Requirements — Copy everything in the data below exactly except the pictures.

Stored data —
◇ ◇ ◇ ◇ ◇ ◇ ◇

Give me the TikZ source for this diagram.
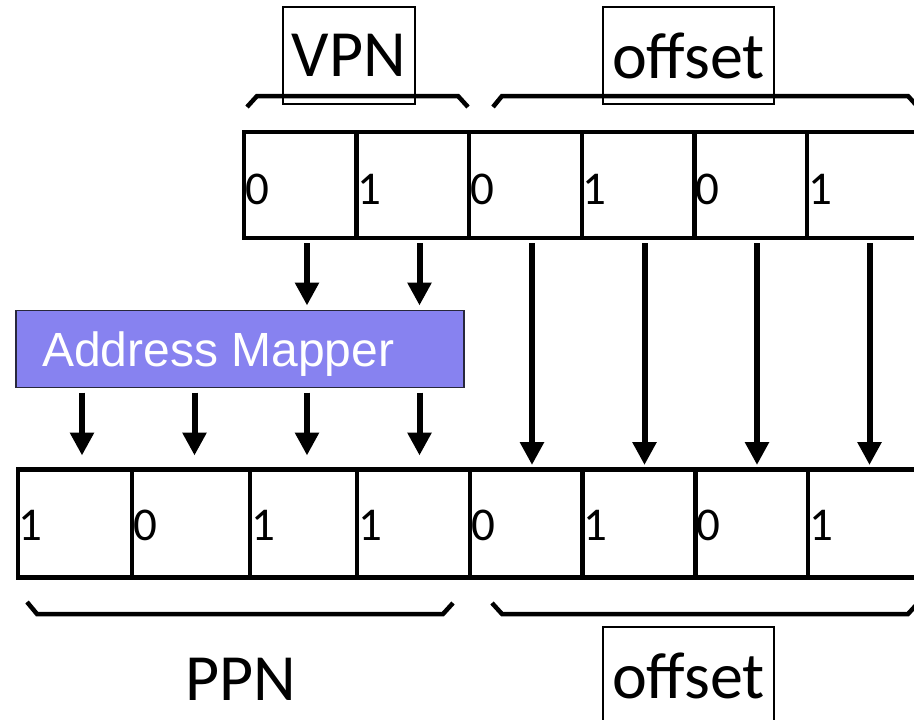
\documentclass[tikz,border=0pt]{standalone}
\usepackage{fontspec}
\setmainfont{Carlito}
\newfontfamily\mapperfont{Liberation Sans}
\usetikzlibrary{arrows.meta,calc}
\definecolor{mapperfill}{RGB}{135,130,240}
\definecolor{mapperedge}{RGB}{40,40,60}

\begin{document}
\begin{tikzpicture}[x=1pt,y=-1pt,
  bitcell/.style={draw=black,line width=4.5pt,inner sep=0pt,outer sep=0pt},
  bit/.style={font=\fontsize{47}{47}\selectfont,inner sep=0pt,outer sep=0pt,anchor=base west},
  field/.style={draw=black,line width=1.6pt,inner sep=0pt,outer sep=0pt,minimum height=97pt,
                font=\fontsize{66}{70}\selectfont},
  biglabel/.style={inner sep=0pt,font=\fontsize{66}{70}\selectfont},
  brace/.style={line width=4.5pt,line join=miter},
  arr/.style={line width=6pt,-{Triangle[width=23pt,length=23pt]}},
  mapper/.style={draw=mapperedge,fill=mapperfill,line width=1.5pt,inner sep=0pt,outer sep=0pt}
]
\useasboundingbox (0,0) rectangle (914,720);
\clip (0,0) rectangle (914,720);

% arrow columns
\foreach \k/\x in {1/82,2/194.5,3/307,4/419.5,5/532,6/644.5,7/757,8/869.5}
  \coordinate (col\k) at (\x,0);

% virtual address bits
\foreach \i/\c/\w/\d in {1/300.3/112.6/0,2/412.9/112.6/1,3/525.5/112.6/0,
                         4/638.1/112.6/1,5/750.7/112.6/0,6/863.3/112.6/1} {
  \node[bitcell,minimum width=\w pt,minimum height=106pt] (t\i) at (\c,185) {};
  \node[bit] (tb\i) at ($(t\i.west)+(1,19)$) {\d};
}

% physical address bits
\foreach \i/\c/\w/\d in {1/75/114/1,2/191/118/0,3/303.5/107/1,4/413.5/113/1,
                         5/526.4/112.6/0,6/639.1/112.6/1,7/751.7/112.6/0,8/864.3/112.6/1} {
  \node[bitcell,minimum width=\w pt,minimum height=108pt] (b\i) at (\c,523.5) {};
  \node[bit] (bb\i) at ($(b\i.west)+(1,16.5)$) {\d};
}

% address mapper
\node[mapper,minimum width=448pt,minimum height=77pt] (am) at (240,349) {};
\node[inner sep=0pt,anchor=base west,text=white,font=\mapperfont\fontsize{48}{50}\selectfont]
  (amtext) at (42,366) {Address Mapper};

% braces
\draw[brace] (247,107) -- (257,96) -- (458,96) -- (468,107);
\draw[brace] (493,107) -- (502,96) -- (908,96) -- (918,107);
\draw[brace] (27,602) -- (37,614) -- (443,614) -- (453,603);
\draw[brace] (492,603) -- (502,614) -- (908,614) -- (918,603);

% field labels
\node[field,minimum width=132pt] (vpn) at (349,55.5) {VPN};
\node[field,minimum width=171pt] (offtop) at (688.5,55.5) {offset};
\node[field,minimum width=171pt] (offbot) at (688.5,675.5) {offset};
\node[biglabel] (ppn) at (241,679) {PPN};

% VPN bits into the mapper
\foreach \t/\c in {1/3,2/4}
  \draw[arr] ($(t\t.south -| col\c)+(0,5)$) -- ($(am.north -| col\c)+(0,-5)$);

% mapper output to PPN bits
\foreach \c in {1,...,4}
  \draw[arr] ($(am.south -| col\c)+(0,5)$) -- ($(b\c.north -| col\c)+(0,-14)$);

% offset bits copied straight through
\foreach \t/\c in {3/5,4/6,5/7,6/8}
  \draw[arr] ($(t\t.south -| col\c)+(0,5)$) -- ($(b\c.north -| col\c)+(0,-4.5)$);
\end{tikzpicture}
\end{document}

◇ ◇ ◇ ◇ ◇ ◇ ◇

Solution to this exercise —
Give me the TikZ source for this diagram.
\documentclass[tikz,border=0pt]{standalone}
\usepackage{fontspec}
\setmainfont{Carlito}
\newfontfamily\mapperfont{Liberation Sans}
\usetikzlibrary{arrows.meta,calc}
\definecolor{mapperfill}{RGB}{135,130,240}
\definecolor{mapperedge}{RGB}{40,40,60}

\begin{document}
\begin{tikzpicture}[x=1pt,y=-1pt,
  bitcell/.style={draw=black,line width=4.5pt,inner sep=0pt,outer sep=0pt},
  bit/.style={font=\fontsize{47}{47}\selectfont,inner sep=0pt,outer sep=0pt,anchor=base west},
  field/.style={draw=black,line width=1.6pt,inner sep=0pt,outer sep=0pt,minimum height=97pt,
                font=\fontsize{66}{70}\selectfont},
  biglabel/.style={inner sep=0pt,font=\fontsize{66}{70}\selectfont},
  brace/.style={line width=4.5pt,line join=miter},
  arr/.style={line width=6pt,-{Triangle[width=23pt,length=23pt]}},
  mapper/.style={draw=mapperedge,fill=mapperfill,line width=1.5pt,inner sep=0pt,outer sep=0pt}
]
\useasboundingbox (0,0) rectangle (914,720);
\clip (0,0) rectangle (914,720);

% arrow columns
\foreach \k/\x in {1/82,2/194.5,3/307,4/419.5,5/532,6/644.5,7/757,8/869.5}
  \coordinate (col\k) at (\x,0);

% virtual address bits
\foreach \i/\c/\w/\d in {1/300.3/112.6/0,2/412.9/112.6/1,3/525.5/112.6/0,
                         4/638.1/112.6/1,5/750.7/112.6/0,6/863.3/112.6/1} {
  \node[bitcell,minimum width=\w pt,minimum height=106pt] (t\i) at (\c,185) {};
  \node[bit] (tb\i) at ($(t\i.west)+(1,19)$) {\d};
}

% physical address bits
\foreach \i/\c/\w/\d in {1/75/114/1,2/191/118/0,3/303.5/107/1,4/413.5/113/1,
                         5/526.4/112.6/0,6/639.1/112.6/1,7/751.7/112.6/0,8/864.3/112.6/1} {
  \node[bitcell,minimum width=\w pt,minimum height=108pt] (b\i) at (\c,523.5) {};
  \node[bit] (bb\i) at ($(b\i.west)+(1,16.5)$) {\d};
}

% address mapper
\node[mapper,minimum width=448pt,minimum height=77pt] (am) at (240,349) {};
\node[inner sep=0pt,anchor=base west,text=white,font=\mapperfont\fontsize{48}{50}\selectfont]
  (amtext) at (42,366) {Address Mapper};

% braces
\draw[brace] (247,107) -- (257,96) -- (458,96) -- (468,107);
\draw[brace] (493,107) -- (502,96) -- (908,96) -- (918,107);
\draw[brace] (27,602) -- (37,614) -- (443,614) -- (453,603);
\draw[brace] (492,603) -- (502,614) -- (908,614) -- (918,603);

% field labels
\node[field,minimum width=132pt] (vpn) at (349,55.5) {VPN};
\node[field,minimum width=171pt] (offtop) at (688.5,55.5) {offset};
\node[field,minimum width=171pt] (offbot) at (688.5,675.5) {offset};
\node[biglabel] (ppn) at (241,679) {PPN};

% VPN bits into the mapper
\foreach \t/\c in {1/3,2/4}
  \draw[arr] ($(t\t.south -| col\c)+(0,5)$) -- ($(am.north -| col\c)+(0,-5)$);

% mapper output to PPN bits
\foreach \c in {1,...,4}
  \draw[arr] ($(am.south -| col\c)+(0,5)$) -- ($(b\c.north -| col\c)+(0,-14)$);

% offset bits copied straight through
\foreach \t/\c in {3/5,4/6,5/7,6/8}
  \draw[arr] ($(t\t.south -| col\c)+(0,5)$) -- ($(b\c.north -| col\c)+(0,-4.5)$);
\end{tikzpicture}
\end{document}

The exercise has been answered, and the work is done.